How to Virtualize Mission-Critical Applications
Virtualizing Tier 1 applications is a crucial step in attaining the full benefits of cloud-era architecture, but it's not a simple one. Successfully virtualizing these mission-critical applications require thought and care.
Fri, April 27, 2012
CIO — Enterprises are virtualizing more and more of their workloads. The benefits are well-known: consolidation and infrastructure efficiency; faster provisioning of applications and better configuration management; universal high-availability services; automated resource optimization, and dynamic scaling of applications.
However, even as businesses realize these benefits, many are lagging in transitioning their tier 1 applicationsthe mission-critical apps that could benefit the most from virtualization.
"What we find is that customers virtualize anywhere from 40 to 60 percent of their estate before they come to their business critical apps," says Parag Patel, vice president of alliances at VMware, though he notes that the majority of VMware customers are well over 50 percent virtualized at this point.
Virtualizing Tier 1 Apps Is a Critical Step Toward the Cloud
"Virtualizing tier 1 applications is critical to the success of a private cloud," Gary Chen, research manager for Cloud and Virtualization System Software at IDC, writes in a white paper:
"To deliver the most value, the private cloud must encompass the majority of workloads already in use and reduce the number of fragmented resource silos that lie outside the cloud. This allows organizations to take advantage of the economies of scale for optimal infrastructure efficiency. In addition, many of the advanced features of the cloud that transform applications from static entities into dynamic IT services will be the most value to mission-critical, complex applications. For example, a simple print server will probably not benefit greatly from dynamic scaling features, but a critical customer-facing Web application would benefit greatly."

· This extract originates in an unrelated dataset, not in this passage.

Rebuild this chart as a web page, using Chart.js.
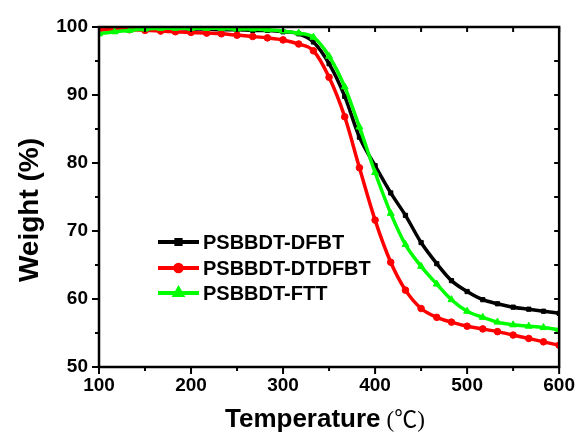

In many ways, virtualizing your business is a three-step process (with lots of mini-steps along the way). In general, Patel notes, businesses start their virtualization journey with IT assets and departmental servers. These businesses are seeking to consolidate infrastructure and to reduce Capex in favor of OpEx. The second step involves a focus on business production, as the business takes its business-critical assets and virtualizes them. The final step is automation, which is about leveraging virtualization for an autonomously managed and scalable infrastructure that Patel terms "Cloud-era Architecture" and IDC's Chen calls "Virtualization 3.0."
"The future enterprise cloud is a fully virtualized data center," Chen writes. "It is driven by server virtualization, but in tight concert with storage, network and I/O virtualization. Virtualization will abstract the infrastructure and present it as a service to application owners (infrastructure as a service). The cloud can offer applications uniform and universal infrastructure services, such as on-demand provisioning, automated release cycles, dynamic scaling and high availability/disaster recovery (HA/DR). Enterprises may also tightly couple an application runtime environment with this virtualized infrastructure to create a platform as a service offering. As virtual servers will explode in number and far outstrip physical servers, a Virtualization 3.0 data center will have a very intelligent management layer that will automate most tasks through a policy-driven, service-oriented approach."